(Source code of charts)
★ ★ ★ ★

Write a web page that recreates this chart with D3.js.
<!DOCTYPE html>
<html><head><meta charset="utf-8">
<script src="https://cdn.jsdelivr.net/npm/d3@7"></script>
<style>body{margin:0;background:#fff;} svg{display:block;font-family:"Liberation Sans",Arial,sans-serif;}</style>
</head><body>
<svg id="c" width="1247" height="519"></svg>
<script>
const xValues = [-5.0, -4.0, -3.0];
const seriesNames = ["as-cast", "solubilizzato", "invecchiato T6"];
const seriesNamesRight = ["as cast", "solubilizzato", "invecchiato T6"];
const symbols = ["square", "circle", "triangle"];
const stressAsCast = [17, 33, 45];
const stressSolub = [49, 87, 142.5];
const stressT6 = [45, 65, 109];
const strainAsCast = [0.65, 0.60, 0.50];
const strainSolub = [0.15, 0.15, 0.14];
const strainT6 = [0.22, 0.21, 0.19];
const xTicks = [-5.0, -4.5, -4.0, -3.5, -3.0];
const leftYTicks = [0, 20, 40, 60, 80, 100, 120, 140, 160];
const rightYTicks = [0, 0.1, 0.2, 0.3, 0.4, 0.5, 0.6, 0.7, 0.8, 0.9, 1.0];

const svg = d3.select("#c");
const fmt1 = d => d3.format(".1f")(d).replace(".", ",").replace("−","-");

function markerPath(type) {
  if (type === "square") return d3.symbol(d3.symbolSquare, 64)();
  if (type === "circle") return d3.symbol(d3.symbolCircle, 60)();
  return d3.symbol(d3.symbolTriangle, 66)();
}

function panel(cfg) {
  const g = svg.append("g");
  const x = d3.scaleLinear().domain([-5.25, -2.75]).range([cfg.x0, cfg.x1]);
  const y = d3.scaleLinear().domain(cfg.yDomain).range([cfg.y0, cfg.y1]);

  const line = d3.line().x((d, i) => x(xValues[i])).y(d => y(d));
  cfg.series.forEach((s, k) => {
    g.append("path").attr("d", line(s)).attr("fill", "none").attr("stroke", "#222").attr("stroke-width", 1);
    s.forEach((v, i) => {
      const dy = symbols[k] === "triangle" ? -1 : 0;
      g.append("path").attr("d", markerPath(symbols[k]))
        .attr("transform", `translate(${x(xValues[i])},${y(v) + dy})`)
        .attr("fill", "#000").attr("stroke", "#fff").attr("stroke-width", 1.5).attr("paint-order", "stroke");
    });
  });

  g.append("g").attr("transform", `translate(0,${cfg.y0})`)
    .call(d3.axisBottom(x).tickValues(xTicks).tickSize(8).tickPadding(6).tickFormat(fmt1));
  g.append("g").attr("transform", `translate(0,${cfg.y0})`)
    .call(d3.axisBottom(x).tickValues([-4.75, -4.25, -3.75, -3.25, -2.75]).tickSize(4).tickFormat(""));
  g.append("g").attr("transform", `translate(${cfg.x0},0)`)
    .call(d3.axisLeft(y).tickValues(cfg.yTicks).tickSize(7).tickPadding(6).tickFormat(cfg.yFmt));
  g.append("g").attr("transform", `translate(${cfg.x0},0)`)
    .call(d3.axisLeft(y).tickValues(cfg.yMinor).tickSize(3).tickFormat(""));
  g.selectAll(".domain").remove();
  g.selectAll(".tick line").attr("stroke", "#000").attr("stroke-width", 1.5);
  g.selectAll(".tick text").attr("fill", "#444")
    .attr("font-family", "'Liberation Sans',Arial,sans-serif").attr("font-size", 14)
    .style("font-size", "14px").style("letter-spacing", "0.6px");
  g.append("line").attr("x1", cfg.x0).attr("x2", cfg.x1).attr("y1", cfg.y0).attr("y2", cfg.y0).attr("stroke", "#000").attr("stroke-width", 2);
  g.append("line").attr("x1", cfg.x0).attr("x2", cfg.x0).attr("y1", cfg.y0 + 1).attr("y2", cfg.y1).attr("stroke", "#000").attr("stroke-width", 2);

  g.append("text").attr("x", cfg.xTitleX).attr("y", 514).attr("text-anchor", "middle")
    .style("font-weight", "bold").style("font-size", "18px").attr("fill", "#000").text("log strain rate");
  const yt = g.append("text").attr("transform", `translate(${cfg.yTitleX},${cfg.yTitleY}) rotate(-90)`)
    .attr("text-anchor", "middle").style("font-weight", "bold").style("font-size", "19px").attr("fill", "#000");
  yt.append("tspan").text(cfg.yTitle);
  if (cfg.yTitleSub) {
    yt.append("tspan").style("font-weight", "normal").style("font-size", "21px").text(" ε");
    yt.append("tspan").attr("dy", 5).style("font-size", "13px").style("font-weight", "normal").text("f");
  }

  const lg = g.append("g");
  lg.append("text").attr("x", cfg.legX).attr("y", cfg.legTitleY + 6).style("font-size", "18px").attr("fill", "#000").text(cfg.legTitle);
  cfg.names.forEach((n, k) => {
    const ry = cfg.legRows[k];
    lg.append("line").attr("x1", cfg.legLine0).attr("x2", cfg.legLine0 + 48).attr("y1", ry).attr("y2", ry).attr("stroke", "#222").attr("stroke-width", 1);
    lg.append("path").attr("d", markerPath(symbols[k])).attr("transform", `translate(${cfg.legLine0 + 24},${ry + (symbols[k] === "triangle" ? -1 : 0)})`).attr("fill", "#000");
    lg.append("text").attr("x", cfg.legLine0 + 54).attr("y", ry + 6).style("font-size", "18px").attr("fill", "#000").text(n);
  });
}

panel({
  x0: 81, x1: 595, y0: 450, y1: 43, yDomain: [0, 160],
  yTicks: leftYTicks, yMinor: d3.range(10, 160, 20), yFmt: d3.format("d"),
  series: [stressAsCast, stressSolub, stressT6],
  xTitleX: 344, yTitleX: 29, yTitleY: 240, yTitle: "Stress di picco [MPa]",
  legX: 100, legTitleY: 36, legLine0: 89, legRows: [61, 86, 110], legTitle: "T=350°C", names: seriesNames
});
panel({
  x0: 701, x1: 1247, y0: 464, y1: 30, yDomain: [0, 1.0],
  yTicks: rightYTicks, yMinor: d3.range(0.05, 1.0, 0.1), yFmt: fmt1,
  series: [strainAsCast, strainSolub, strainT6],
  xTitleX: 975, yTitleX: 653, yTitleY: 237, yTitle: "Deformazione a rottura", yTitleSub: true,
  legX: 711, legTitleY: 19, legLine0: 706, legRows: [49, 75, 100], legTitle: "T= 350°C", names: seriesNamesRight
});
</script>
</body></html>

★ ★ ★ ★

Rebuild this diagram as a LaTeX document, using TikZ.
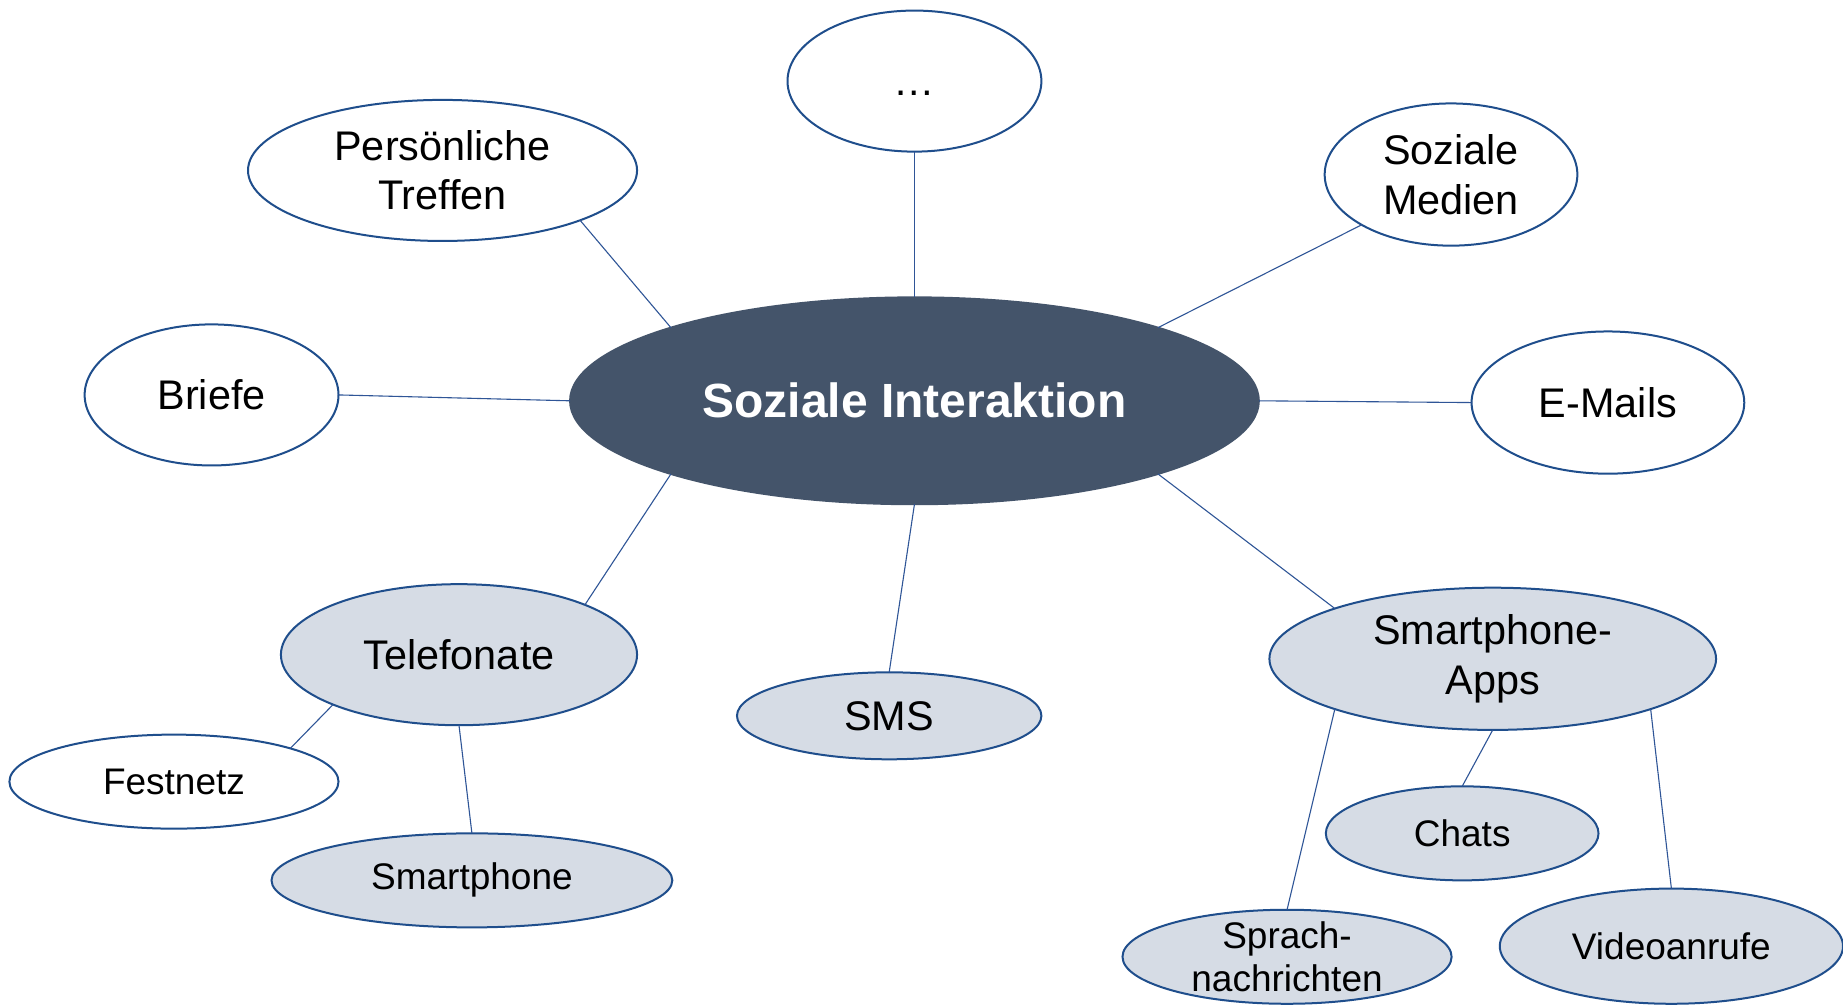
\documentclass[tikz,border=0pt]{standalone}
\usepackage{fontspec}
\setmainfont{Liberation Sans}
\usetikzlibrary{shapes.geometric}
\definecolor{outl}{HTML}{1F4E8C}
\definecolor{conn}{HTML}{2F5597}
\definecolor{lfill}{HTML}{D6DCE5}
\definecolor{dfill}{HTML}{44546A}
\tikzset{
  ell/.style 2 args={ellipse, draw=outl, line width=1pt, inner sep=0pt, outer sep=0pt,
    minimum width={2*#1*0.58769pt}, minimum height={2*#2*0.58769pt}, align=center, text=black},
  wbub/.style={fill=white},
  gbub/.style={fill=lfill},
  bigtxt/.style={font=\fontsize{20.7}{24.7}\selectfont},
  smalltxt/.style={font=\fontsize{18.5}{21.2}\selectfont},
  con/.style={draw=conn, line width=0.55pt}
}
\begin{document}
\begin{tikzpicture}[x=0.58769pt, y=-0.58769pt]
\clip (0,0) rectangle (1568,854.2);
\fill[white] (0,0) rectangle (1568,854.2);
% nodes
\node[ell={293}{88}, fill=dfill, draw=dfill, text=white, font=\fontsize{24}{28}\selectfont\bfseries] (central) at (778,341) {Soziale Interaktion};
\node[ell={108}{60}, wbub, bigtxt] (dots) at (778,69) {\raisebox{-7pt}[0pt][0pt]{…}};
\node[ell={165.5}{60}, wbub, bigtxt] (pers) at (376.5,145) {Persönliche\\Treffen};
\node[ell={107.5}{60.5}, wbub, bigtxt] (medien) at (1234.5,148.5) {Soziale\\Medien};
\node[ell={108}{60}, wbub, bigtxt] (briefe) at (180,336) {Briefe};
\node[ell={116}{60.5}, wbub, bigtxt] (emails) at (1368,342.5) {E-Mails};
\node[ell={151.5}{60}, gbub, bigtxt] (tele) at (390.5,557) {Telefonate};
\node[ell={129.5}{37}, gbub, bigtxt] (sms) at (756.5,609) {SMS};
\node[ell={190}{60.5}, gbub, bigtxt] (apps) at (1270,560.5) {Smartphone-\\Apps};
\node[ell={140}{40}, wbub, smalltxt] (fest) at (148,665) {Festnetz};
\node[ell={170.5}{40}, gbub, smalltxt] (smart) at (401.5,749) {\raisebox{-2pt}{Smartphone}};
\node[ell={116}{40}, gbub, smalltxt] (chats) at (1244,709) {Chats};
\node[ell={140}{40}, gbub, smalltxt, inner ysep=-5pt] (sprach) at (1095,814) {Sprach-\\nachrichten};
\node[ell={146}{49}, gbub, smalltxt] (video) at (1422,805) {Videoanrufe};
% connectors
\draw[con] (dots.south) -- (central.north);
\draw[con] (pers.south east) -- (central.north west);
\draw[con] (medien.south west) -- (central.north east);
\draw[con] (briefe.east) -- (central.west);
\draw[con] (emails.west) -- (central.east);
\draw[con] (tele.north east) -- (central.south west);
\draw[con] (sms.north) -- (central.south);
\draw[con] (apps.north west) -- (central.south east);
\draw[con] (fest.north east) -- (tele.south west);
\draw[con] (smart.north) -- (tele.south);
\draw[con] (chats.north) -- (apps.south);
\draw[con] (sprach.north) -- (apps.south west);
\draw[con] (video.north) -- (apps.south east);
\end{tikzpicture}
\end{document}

★ ★ ★ ★

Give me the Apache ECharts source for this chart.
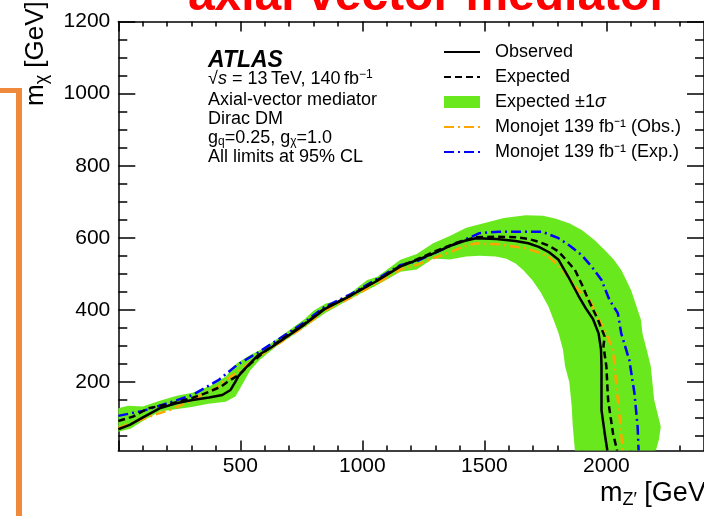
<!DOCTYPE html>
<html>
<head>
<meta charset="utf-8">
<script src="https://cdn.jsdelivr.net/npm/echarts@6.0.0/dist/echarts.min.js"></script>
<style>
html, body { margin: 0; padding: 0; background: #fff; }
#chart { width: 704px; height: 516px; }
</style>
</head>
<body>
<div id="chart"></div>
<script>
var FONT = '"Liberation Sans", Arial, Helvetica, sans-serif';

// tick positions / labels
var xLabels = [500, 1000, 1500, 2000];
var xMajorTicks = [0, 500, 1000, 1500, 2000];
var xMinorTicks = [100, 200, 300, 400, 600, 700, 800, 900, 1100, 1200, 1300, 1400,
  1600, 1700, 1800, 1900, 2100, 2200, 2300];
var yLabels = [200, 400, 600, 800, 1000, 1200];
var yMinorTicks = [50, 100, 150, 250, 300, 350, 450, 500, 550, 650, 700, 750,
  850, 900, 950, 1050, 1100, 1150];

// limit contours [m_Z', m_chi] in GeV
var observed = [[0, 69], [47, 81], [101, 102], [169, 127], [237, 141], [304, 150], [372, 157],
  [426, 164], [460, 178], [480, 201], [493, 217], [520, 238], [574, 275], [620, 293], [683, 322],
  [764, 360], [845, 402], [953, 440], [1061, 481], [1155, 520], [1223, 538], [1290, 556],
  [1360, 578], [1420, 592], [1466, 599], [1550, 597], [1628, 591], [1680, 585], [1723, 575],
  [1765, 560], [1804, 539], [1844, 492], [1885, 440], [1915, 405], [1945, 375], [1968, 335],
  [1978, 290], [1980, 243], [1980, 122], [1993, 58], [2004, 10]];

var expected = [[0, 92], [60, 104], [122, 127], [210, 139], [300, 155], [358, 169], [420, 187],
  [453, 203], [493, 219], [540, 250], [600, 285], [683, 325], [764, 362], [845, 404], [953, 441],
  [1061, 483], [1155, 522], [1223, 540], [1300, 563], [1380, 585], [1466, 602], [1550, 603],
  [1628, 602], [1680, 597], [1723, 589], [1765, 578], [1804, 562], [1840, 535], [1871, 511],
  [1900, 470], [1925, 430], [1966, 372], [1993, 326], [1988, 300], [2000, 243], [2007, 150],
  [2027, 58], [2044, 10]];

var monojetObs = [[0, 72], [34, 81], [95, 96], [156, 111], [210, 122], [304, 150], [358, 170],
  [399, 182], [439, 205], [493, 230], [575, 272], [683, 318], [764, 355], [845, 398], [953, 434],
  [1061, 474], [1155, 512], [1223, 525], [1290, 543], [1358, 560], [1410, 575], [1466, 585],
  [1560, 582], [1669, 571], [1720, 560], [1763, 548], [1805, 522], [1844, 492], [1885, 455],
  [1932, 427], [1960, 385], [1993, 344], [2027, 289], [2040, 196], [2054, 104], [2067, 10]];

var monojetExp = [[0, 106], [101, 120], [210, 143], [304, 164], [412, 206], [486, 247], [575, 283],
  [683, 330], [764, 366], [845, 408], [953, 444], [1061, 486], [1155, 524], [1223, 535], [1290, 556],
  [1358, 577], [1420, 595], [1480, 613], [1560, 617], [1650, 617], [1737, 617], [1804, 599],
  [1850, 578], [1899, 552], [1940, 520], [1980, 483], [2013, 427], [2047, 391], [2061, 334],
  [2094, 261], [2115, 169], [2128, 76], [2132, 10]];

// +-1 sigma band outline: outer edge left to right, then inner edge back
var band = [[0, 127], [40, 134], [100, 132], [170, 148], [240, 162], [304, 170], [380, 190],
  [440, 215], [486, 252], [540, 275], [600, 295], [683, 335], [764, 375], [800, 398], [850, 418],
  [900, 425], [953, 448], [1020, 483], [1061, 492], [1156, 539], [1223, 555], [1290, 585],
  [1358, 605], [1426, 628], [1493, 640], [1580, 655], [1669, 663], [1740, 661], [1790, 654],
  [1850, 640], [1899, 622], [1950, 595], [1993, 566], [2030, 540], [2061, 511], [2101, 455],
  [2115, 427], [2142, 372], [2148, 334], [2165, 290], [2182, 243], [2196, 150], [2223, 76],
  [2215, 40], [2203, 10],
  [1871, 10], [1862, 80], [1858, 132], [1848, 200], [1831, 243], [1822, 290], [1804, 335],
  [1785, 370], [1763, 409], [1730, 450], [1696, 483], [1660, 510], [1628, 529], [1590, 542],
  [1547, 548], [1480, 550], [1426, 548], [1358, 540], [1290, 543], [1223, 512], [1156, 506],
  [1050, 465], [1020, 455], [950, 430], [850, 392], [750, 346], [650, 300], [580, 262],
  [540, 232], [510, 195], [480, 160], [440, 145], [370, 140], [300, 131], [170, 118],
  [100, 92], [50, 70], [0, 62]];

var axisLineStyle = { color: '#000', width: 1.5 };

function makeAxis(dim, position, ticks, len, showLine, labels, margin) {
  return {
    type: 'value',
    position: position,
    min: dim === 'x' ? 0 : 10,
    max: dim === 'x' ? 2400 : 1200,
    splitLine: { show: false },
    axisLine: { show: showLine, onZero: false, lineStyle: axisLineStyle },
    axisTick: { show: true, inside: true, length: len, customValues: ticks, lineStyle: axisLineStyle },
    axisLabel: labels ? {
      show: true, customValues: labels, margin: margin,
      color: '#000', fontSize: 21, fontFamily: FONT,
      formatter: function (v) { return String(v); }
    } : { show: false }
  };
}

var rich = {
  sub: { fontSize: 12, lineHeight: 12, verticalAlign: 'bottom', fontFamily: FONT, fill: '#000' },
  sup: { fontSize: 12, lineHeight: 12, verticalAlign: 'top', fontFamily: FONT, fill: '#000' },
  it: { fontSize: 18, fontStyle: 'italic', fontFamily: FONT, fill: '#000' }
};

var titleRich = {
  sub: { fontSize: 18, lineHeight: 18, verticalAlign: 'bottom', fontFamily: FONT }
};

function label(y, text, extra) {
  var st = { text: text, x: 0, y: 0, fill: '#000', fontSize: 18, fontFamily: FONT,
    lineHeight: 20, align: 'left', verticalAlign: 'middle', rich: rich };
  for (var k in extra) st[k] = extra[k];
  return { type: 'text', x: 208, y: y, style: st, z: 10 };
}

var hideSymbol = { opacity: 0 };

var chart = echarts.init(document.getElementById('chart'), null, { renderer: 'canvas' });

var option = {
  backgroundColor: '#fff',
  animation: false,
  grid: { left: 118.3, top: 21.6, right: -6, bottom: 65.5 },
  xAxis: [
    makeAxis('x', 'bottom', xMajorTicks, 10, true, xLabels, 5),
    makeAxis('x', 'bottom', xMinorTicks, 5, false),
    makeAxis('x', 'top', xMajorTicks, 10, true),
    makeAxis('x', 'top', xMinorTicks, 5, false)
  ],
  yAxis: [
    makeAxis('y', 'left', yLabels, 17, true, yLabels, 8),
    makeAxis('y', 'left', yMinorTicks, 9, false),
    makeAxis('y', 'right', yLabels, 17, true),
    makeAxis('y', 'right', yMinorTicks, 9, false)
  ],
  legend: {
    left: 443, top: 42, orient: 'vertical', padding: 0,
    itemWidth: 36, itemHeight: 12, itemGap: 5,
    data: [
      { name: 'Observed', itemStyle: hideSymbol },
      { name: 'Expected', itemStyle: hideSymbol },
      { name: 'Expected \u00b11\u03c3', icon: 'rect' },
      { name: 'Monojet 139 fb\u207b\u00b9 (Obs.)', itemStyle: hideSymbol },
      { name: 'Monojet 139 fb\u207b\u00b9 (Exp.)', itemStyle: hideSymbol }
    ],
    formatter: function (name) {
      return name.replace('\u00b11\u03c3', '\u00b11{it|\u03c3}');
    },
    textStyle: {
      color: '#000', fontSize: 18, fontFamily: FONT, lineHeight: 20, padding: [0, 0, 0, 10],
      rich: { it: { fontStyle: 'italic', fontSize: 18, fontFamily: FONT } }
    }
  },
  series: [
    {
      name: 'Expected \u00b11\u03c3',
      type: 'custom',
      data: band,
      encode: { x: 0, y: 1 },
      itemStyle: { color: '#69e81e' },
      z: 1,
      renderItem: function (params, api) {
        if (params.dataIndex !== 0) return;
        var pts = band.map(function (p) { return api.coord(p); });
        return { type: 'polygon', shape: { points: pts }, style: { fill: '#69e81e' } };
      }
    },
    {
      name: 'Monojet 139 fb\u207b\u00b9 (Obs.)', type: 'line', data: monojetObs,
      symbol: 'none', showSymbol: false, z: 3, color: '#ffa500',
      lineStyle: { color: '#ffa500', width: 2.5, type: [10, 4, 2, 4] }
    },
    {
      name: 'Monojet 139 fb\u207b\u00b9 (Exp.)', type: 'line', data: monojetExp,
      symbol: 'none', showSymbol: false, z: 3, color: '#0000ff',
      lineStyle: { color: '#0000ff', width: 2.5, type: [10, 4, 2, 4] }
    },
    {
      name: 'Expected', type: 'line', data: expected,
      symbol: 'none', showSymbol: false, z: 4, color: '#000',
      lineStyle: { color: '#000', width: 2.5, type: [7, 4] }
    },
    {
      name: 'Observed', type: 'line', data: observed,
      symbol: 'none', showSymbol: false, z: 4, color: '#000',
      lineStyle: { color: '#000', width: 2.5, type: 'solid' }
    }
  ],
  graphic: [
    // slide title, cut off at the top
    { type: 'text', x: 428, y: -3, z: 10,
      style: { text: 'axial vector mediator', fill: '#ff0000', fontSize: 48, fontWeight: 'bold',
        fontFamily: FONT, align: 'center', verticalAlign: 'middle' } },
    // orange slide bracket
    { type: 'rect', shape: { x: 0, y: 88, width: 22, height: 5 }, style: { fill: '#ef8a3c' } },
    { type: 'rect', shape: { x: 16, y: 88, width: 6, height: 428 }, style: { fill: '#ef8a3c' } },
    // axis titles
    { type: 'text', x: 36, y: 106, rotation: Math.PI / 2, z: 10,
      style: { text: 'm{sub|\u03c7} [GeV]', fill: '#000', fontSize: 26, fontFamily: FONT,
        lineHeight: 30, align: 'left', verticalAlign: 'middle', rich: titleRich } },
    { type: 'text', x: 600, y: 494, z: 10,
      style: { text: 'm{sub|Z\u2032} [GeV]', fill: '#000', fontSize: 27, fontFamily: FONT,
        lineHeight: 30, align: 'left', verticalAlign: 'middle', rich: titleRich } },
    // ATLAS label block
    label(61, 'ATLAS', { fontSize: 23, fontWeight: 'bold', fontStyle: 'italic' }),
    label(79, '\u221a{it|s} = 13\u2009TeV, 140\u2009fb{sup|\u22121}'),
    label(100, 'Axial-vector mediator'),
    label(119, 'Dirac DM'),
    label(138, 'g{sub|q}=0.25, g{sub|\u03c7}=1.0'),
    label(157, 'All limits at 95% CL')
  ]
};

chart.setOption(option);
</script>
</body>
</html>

★ ★ ★ ★

From the records above, extract the lines from the one holding "Give me the" through the one holding "850, 900, 950, 1050, 1100, 1150];", word for word; omit the pictures.

**Correct response**
Give me the Apache ECharts source for this chart.
<!DOCTYPE html>
<html>
<head>
<meta charset="utf-8">
<script src="https://cdn.jsdelivr.net/npm/echarts@6.0.0/dist/echarts.min.js"></script>
<style>
html, body { margin: 0; padding: 0; background: #fff; }
#chart { width: 704px; height: 516px; }
</style>
</head>
<body>
<div id="chart"></div>
<script>
var FONT = '"Liberation Sans", Arial, Helvetica, sans-serif';

// tick positions / labels
var xLabels = [500, 1000, 1500, 2000];
var xMajorTicks = [0, 500, 1000, 1500, 2000];
var xMinorTicks = [100, 200, 300, 400, 600, 700, 800, 900, 1100, 1200, 1300, 1400,
  1600, 1700, 1800, 1900, 2100, 2200, 2300];
var yLabels = [200, 400, 600, 800, 1000, 1200];
var yMinorTicks = [50, 100, 150, 250, 300, 350, 450, 500, 550, 650, 700, 750,
  850, 900, 950, 1050, 1100, 1150];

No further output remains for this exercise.